AI is useful, but it is not the whole parser. For SurtitleLive, the stronger path is to combine deterministic script structure, targeted AI review, human preparation, and continued monitoring of parser behavior over time.
If your team is still converting scripts manually into slide decks, or rebuilding theatre surtitles line by line before rehearsal, SurtitleLive can help turn structured scripts into editable cue drafts for review and live delivery. You can learn more on the SurtitleLive features page or the AI script to theatre subtitles page.
FAQ
Q: What is deterministic script parsing?
A: Deterministic parsing uses fixed rules based on document structure, such as indentation, spacing, punctuation, and formatting. Given the same input and the same parser version, it should produce the same structural result.
Q: Why not use AI for every line?
A: AI can help with ambiguous regions, but many theatre script decisions are structural rather than semantic. If formatting clearly identifies a speaker, dialogue line, or stage direction, a deterministic rule is usually more repeatable.
Q: Can AI create theatre subtitles automatically?
A: AI can help prepare a draft, but a production team should still review cue structure, translation choices, timing, and audience delivery before performance. SurtitleLive treats AI as part of the preparation workflow, not as a replacement for show review.
Q: How does SurtitleLive convert scripts into subtitle cues?
A: SurtitleLive reads document structure, identifies script blocks, detects likely layout patterns, separates front matter from the performable body, and creates an editable cue draft for review. Ambiguous regions can receive selective AI support.
Q: Why is DOCX formatting important for theatre surtitles?
A: Many scripts use formatting as structure. Speaker labels, dialogue, headings, and stage directions may be separated by indentation, spacing, capitalization, or italic text. Preserving those signals improves subtitle cue detection.
Q: What is a script archetype?
A: A script archetype is a recurring layout pattern, such as speaker names on their own line, colon-separated dialogue, or period-separated speaker labels. Detecting the pattern helps the parser choose the right rules for that region.

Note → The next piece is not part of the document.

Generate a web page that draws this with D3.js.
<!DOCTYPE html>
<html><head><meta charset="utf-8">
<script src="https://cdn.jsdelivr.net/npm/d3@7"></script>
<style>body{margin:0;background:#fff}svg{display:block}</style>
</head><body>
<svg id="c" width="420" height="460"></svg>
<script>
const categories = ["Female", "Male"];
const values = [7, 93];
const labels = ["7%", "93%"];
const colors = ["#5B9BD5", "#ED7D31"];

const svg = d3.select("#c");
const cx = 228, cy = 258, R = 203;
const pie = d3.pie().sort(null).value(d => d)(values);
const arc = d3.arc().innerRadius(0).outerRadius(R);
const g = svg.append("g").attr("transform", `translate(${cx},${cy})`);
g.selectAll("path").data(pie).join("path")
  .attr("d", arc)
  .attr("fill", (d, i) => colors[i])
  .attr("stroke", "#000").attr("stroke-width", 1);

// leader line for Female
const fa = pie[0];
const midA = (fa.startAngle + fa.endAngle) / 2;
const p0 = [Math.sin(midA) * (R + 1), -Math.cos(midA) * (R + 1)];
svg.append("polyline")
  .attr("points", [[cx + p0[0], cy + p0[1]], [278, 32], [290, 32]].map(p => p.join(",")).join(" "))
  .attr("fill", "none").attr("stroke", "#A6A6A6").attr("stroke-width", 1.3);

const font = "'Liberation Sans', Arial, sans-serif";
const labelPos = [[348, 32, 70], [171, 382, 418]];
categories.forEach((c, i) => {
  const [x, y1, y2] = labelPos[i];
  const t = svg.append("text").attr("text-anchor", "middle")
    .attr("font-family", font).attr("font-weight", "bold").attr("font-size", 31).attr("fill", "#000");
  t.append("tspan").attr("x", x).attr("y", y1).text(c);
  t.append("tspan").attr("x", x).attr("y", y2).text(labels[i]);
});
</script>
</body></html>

Q: Does this remove the need for human review?
A: No. SurtitleLive aims to produce a clearer review draft, not a fully automatic final show file. Teams should still review cues, translations, timing, and audience delivery before performance.
Q: How will SurtitleLive improve this system over time?
A: We will continue monitoring parser behavior through regression cases, real script formats, and production feedback. When the system shows repeated uncertainty or avoidable errors, we can adjust parsing rules, review thresholds, and AI handoff behavior.